ION RADICAL COMPLEXES IN THE GAS-PHASE - STRUCTURE AND MECHANISM IN THE FRAGMENTATION OF IONIZED ALKYL PHENYL ETHERS

The threshold fragmentation behavior of ionized alkyl (C2-C5) phenyl ethers has been investigated in detail. Their lowest energy dissociation products ionized phenol and an alkene. For some C5 homologues formation of an ionized alkene and neutral phenol becomes a competitive reaction. These low-energy, (metastable ion) decompositions all involve the formation of a complex consisting of a phenoxy radical and an alkyl ion. For secondary and tertiary alkyl phenyl ethers, an irreversible beta-H+ transfer in the complex yields the [C6H5OH].+ ion; the activation energy for these transfers is 145 +/- 6 kJ mol-1 for secondary ions and 83 +/- 1 kJ mol-1 for tertiary ions. The transition state for this process is discussed with reference to the theoretically calculated charge distributions in alkyl cations, in which the positive charge is mostly located in the groups attached to the formal charge-bearing carbon atom. With the exception of the ethyl analogue, primary alkyl ions undergo a rate-determining, single 1,2 H-shift producing a secondary or tertiary ion which then undergoes its characteristic beta-H+ transfer and rapidly dissociates.

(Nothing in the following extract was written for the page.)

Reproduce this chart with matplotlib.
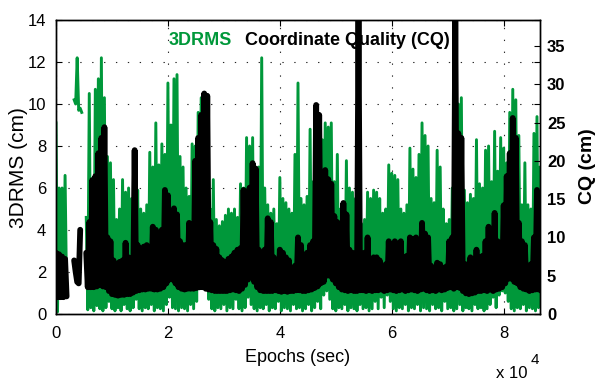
import numpy as np
import matplotlib
matplotlib.use("Agg")
import matplotlib.pyplot as plt

plt.rcParams['font.family'] = ['Liberation Sans', 'DejaVu Sans']

nan = np.nan

# ---- data ----
STEP = 540     # epochs between samples

# 3DRMS (cm): local peak values and local trough values
green_hi = [
    9.1, 6.0, 6.0, 6.6, nan, nan, 10.2, 12.2, 9.8, nan,
    4.6, 10.5, 5.5, 10.7, 11.2, 12.2, 10.3, 7.5, 7.2, 6.4,
    4.5, 5.0, 6.4, 5.8, 6.0, 5.5, 6.0, 5.9, 5.0, 4.8,
    5.2, 7.7, 7.0, 9.1, 7.1, 8.1, 7.6, 11.0, 9.0, 11.2,
    11.4, 7.5, 7.0, 6.0, 5.6, 8.1, 8.0, 9.6, 10.3, 10.0,
    9.7, 5.0, 6.4, 4.5, 4.2, 4.4, 4.7, 5.0, 4.8, 5.0,
    4.6, 6.2, 6.0, 8.4, 8.0, 8.4, 6.9, 7.0, 12.2, 6.0,
    5.2, 4.8, 5.0, 4.3, 6.5, 5.5, 5.3, 5.0, 4.8, 7.6,
    11.0, 5.5, 5.2, 5.6, 8.8, 6.3, 7.3, 6.8, 8.3, 9.1,
    8.9, 9.1, 6.3, 7.6, 5.0, 4.8, 7.3, 6.0, 5.8, 5.5,
    4.2, 4.3, 4.5, 5.8, 5.5, 5.9, 5.8, 5.5, 4.8, 5.0,
    7.1, 6.7, 6.6, 6.4, 5.0, 4.8, 5.2, 7.9, 6.9, 6.5,
    7.6, 9.1, 8.5, 8.0, 5.5, 5.3, 7.8, 7.0, 5.0, 4.3,
    4.5, 6.0, 9.5, 10.0, 10.3, 5.9, 5.3, 5.7, 5.5, 8.3,
    6.2, 6.0, 7.8, 8.0, 6.3, 8.7, 6.8, 8.4, 7.9, 7.2,
    9.6, 10.7, 10.2, 8.5, 5.2, 7.2, 5.2, 5.0, 8.6, 9.4, 7.0,
]
green_lo = [
    0.1, 1.0, 1.1, 1.0, nan, nan, 10.0, 9.7, 9.6, nan,
    0.2, 0.3, 0.15, 0.4, 0.25, 0.15, 0.3, 0.6, 0.25, 0.15,
    0.3, 0.15, 0.45, 0.25, 0.15, 0.3, 0.7, 0.25, 0.15, 0.3,
    0.25, 0.45, 0.15, 0.3, 0.25, 0.15, 0.45, 0.8, 0.3, 0.25,
    0.15, 0.3, 0.25, 0.15, 0.45, 0.25, 0.6, 1.2, 1.5, 1.4,
    0.7, 0.25, 0.15, 0.3, 0.25, 0.45, 0.15, 0.3, 0.25, 0.7,
    0.25, 0.15, 0.3, 0.8, 0.45, 0.25, 0.15, 0.3, 0.25, 0.45,
    0.15, 0.3, 0.25, 0.6, 0.15, 0.3, 0.25, 0.15, 0.45, 0.25,
    0.3, 0.15, 0.25, 0.45, 0.15, 0.3, 0.6, 0.25, 0.9, 1.1,
    0.7, 0.25, 0.15, 0.3, 0.25, 0.45, 0.15, 0.3, 0.25, 0.15,
    0.45, 0.25, 0.3, 0.15, 0.25, 0.6, 0.25, 0.8, 0.3, 0.9,
    0.6, 0.25, 0.15, 0.3, 0.25, 0.45, 0.15, 0.3, 0.25, 0.45,
    0.15, 0.3, 0.25, 0.15, 0.45, 0.25, 0.3, 0.15, 0.6, 0.25,
    0.3, 0.15, 0.25, 0.45, 0.15, 0.3, 0.25, 0.15, 0.45, 0.25,
    0.3, 0.15, 0.25, 0.45, 0.8, 0.3, 0.9, 1.1, 1.0, 0.6,
    0.25, 0.15, 0.3, 0.25, 0.45, 0.15, 0.3, 0.25, 0.15, 0.3, 0.25,
]

# Coordinate Quality CQ (cm): local peaks and troughs
cq_hi = [
    8.0, 7.8, 7.5, 7.2, nan, nan, 7.0, 4.2, 11.0, nan,
    8.0, 12.0, 17.5, 18.0, 21.0, 23.0, 24.4, 10.0, 9.5, 7.0,
    6.5, 6.8, 7.0, 9.3, 7.4, 7.0, 21.4, 9.0, 8.4, 8.8,
    9.0, 8.6, 11.4, 11.0, 10.6, 11.0, 16.2, 15.5, 11.4, 13.8,
    13.0, 9.5, 9.0, 9.0, 11.9, 11.5, 20.0, 23.0, 26.0, 28.8,
    28.5, 12.0, 9.0, 8.5, 7.4, 7.0, 6.5, 7.2, 7.5, 8.0,
    8.4, 8.6, 16.2, 15.0, 16.5, 19.7, 19.0, 8.4, 8.0, 8.4,
    12.5, 12.0, 7.4, 7.0, 8.4, 8.0, 7.4, 7.0, 6.0, 6.3,
    10.0, 9.0, 6.0, 8.0, 9.0, 9.5, 27.3, 26.0, 9.2, 18.8,
    17.6, 17.0, 12.8, 12.0, 8.4, 14.5, 13.0, 8.4, 8.0, 6.5,
    38.4, 7.4, 8.0, 10.0, 7.0, 7.4, 7.4, 7.0, 6.0, 6.5,
    9.5, 9.0, 9.5, 9.2, 9.5, 7.4, 7.6, 10.0, 9.8, 10.0,
    9.5, 11.9, 10.5, 10.0, 6.3, 6.0, 6.7, 6.5, 6.0, 6.2,
    9.5, 10.0, 38.4, 23.6, 23.0, 6.5, 6.5, 7.4, 7.2, 8.4,
    7.4, 7.6, 9.5, 11.4, 11.0, 13.2, 9.5, 9.0, 14.2, 18.0,
    21.0, 25.6, 23.0, 11.9, 9.5, 9.0, 6.3, 6.5, 10.0, 16.2, 12.0,
]
cq_lo = [
    2.2, 2.2, 2.2, 2.3, nan, nan, 5.5, 4.0, nan, nan,
    3.5, 3.5, 3.5, 3.6, 3.8, 3.6, 3.5, 3.0, 2.6, 2.5,
    2.4, 2.5, 2.5, 2.6, 2.6, 2.8, 3.0, 3.1, 3.2, 3.2,
    3.3, 3.3, 3.2, 3.2, 3.3, 3.5, 4.0, 4.5, 4.5, 4.0,
    3.5, 3.3, 3.2, 3.3, 3.3, 3.3, 3.4, 3.5, 3.5, 3.3,
    3.2, 3.1, 3.0, 3.0, 3.0, 3.0, 3.0, 3.1, 3.2, 3.1,
    3.0, 3.3, 3.8, 4.5, 4.8, 4.2, 3.5, 3.1, 3.0, 3.0,
    3.0, 3.0, 3.1, 3.0, 2.9, 3.0, 2.9, 3.0, 3.0, 3.1,
    3.1, 3.0, 3.0, 3.1, 3.2, 3.4, 3.6, 4.0, 4.2, 5.0,
    5.0, 4.5, 4.0, 3.5, 3.2, 3.1, 3.0, 3.1, 3.0, 3.0,
    3.1, 3.1, 3.0, 3.1, 3.0, 3.1, 3.1, 3.2, 3.0, 3.1,
    3.2, 3.1, 3.0, 3.1, 3.2, 3.0, 3.1, 3.2, 3.1, 3.0,
    3.2, 3.3, 3.1, 3.0, 3.1, 3.0, 3.2, 3.1, 3.2, 3.4,
    3.5, 3.3, 3.5, 3.4, 3.0, 2.7, 2.6, 2.7, 2.8, 3.0,
    3.0, 3.1, 3.0, 3.2, 3.0, 3.2, 3.3, 3.5, 4.0, 4.6,
    4.6, 4.2, 4.0, 3.5, 3.3, 3.2, 3.0, 3.1, 3.2, 3.2, 3.0,
]

x_ticks = [0, 20000, 40000, 60000, 80000]
x_ticklabels = ['0', '2', '4', '6', '8']
left_ticks = [0, 2, 4, 6, 8, 10, 12, 14]
right_ticks = [0, 5, 10, 15, 20, 25, 30, 35]

GREEN = '#00983A'

def zigzag(hi, lo, step):
    hi = np.asarray(hi, float)
    lo = np.asarray(lo, float)
    t = np.arange(len(hi)) * step
    x = np.empty(2 * len(hi))
    y = np.empty(2 * len(hi))
    x[0::2] = t
    x[1::2] = t + step / 2
    y[0::2] = hi
    y[1::2] = lo
    return x, y

fig = plt.figure(figsize=(6.02, 3.8), dpi=100)
ax = fig.add_axes([56 / 602, 1 - 314 / 380, 484 / 602, 294 / 380])
ax2 = ax.twinx()

gx, gy = zigzag(green_hi, green_lo, STEP)
ax.plot(gx, gy, color=GREEN, lw=2.1, solid_joinstyle='round')

bx, by = zigzag(cq_hi, cq_lo, STEP)
ax2.plot(bx, by, color='k', lw=4.2, solid_capstyle='round', solid_joinstyle='round')

ax.set_xlim(0, 86400)
ax.set_ylim(0, 14)
ax2.set_ylim(0, 38.4)

ax.set_xticks(x_ticks)
ax.set_xticklabels(x_ticklabels)
ax.set_yticks(left_ticks)
ax2.set_yticks(right_ticks)

ax.grid(True, color='k', linestyle=(0, (1.2, 9.5)), linewidth=0.8, alpha=0.85)
ax.set_axisbelow(True)

ax.tick_params(axis='both', direction='in', length=4, width=0.8, top=True, right=True,
               labelsize=12, colors='k')
ax.tick_params(axis='y', pad=7)
ax.tick_params(axis='x', pad=9)
ax2.tick_params(axis='y', direction='in', length=4, width=0.8, labelsize=12, pad=5)
for lab in ax2.get_yticklabels():
    lab.set_fontweight('bold')

for a in (ax, ax2):
    for s in a.spines.values():
        s.set_linewidth(1.0)
        s.set_color('k')

ax2.text(0.2335, 0.915, '3DRMS', transform=ax.transAxes, color=GREEN,
         fontweight='bold', fontsize=13, ha='left', va='baseline', zorder=10)
ax2.text(0.3905, 0.915, 'Coordinate Quality (CQ)', transform=ax.transAxes, color='k',
         fontweight='bold', fontsize=13, ha='left', va='baseline', zorder=10)

fig.text(19 / 602, 1 - 168 / 380, '3DRMS (cm)', rotation=90, ha='center', va='center',
         fontsize=15)
fig.text(587 / 602, 1 - 166 / 380, 'CQ (cm)', rotation=90, ha='center', va='center',
         fontsize=14, fontweight='bold')
fig.text(298 / 602, 1 - 357 / 380, 'Epochs (sec)', ha='center', va='center', fontsize=13)
fig.text(496 / 602, 1 - 378 / 380, 'x 10', ha='left', va='baseline', fontsize=12)
fig.text(531 / 602, 1 - 364 / 380, '4', ha='left', va='baseline', fontsize=11)

fig.savefig('out.png', dpi=100)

The activation energy for this rearrangement is 189 +/- 9 kJ mol-1. For a primary alkyl group having no beta-H atom (e.g., CH2C(CH3)3), a 1,2 methyl shift takes place in the complex (activation energy ca. 129 kJ mol-1), producing a tertiary ion which undergoes rapid beta-H+ transfer and then fragments. For ethyl phenyl ether, it is proposed that the transition state is best represented as a symmetrical H+ bridged species involving the nonclassical ethyl ion; For C5H11 isomers, new dissociation channels become competitive. The 1-pentyl and the 2-methyl-2-butyl phenyl ethers also showed loss of an ethyl radical in the metastable time frame producing the daughter ion C6H5OC+(CH3)2, the first ether after a rearrangement, and the second by a simple bond cleavage. The 3-methyl-1-butyl and 2,2-dimethylpropyl analogues displayed m/z 70, C5H10.+ ions, in their metastable ion mass spectra. These arose from specific beta-H atom transfer, competing with beta-H+ transfer, from the tertiary ion in the complex. The conclusions outlined above were reached with the aid of isotopic labeling, appearance energy measurements, and charge stripping mass spectrometry. For the C4 and C5 ions, more complex reactions come into play at higher internal energies, e.g., for ions which fragment in the ion source.